In Cambodia the weaving of silk is an ancient craft, and these days there are still many people weaving silk as a profession in the same ways it has been done for a long time. They use the looms their parents and grandparents used and make the patterns and fabrics their ancestors made, dating back at least to the ancient Angkor Empire. Traditionally weaving was the task of women, but as it became more and more a business, men became involved in it as well, and nowadays quite often it is a family affair. Most of this silk is not sold to large companies but to local or regional retailers who sell it at local markets or get garments made of it to sell at local markets. It’s nice to think that my trousers are made of this locally produced silk, but they’re probably not. There were a lot of similar trousers at that market in Siem Reap, in many different colours. That suggests that they are factory made instead of handmade, which the local producers would not be able to do. Moreover, the colour and pattern of the silk don’t match the traditional Cambodian motives. A search on the internet reveals that the motif is Thai, not Cambodian, so probably the fabric is made in a Thai factory.

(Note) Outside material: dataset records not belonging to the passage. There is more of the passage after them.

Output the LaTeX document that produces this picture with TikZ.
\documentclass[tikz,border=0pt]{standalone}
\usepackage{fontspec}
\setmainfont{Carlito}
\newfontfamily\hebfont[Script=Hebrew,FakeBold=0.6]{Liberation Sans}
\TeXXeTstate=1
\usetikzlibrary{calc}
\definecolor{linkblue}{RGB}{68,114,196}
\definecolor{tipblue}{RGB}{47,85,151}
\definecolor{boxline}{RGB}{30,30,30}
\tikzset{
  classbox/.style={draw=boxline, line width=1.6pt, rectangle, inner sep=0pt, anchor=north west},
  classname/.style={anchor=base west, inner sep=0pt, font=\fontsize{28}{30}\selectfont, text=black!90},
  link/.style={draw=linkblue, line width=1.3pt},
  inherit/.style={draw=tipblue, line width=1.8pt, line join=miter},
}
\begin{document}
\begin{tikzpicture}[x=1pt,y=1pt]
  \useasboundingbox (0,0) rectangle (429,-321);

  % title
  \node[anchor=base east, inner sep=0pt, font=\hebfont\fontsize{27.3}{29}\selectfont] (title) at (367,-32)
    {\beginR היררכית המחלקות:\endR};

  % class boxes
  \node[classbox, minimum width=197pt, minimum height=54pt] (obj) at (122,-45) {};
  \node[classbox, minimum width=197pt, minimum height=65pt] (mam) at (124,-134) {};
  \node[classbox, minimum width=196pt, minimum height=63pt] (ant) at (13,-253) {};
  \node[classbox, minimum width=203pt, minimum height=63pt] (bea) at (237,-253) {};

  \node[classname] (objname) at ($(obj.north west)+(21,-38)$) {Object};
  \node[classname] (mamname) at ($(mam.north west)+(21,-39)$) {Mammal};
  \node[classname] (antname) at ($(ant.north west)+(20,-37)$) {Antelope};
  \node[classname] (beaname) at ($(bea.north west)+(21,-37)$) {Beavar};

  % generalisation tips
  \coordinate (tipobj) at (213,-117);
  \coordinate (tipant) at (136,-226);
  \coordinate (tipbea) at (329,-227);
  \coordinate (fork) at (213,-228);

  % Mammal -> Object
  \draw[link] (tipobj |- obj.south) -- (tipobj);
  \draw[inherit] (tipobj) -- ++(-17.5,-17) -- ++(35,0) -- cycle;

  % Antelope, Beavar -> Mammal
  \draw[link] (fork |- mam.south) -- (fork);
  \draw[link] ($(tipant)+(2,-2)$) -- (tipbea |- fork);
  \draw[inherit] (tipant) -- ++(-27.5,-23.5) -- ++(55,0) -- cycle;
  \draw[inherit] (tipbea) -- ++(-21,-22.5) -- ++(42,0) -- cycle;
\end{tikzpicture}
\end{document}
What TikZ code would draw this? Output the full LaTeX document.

Where the fabric is probably from Thailand, the stitching can very well have been done in Cambodia, where the price of labour is cheaper than in Thailand. The garment industry in Cambodia, just like in other countries, is based on female labour. Poor girls coming from the country-side are the main labourers in these factories. Working in these factories is a chance for them to earn an income, to support their families. But it will be short-term labour as they will get worn out by the work soon. That’s not seen as a problem because after a few years of work in the factory they are expected to get married and take care of their family anyway. In the Cambodian situation, the effect on the girls is worse than just the effect on their body. The attraction of this work, the money they can earn with it, is one of the main reasons that girls are doing much worse in secondary and tertiary education than boys (while there is hardly any difference in primary education). Girls drop out of school to go working in the factories, stimulated to do that by their families who don’t value girls’ education as much as boys’ education. This limits the possibilities for their future because for most professions at least a diploma from secondary school is needed.
In any case, it will not be the women who stitched the trousers that make a profit from it. The owners of the factories are mostly Chinese or Korean businessmen, and they are the ones earning the high profits. There is a change going on though. The garment workers have been protesting together over the last year to get better pay and succeeded to some extent. Government raised the minimum wage for the garment industry substantially. It’s still not enough to support a family, but as one of the factory owners put it, that’s not a problem because “there’s always overtime”. The garment workers even managed to get attention for improvement of labour circumstances and health problems. Striking is that globalisation helped the improvement taking place. Usually (and rightly so), globalisation is blamed for causing this bad labour circumstances in developing countries, because the costs need to be as low as possible. After the wake-up call from the disasters in the garment industry in Bangladesh, this time garment workers in Cambodia have been supported by consumers in developed countries, who started to protest in front of their local stores. That worked because companies ultimately listen to their customers and value their reputation. Could it be that we don’t just think about our wallets?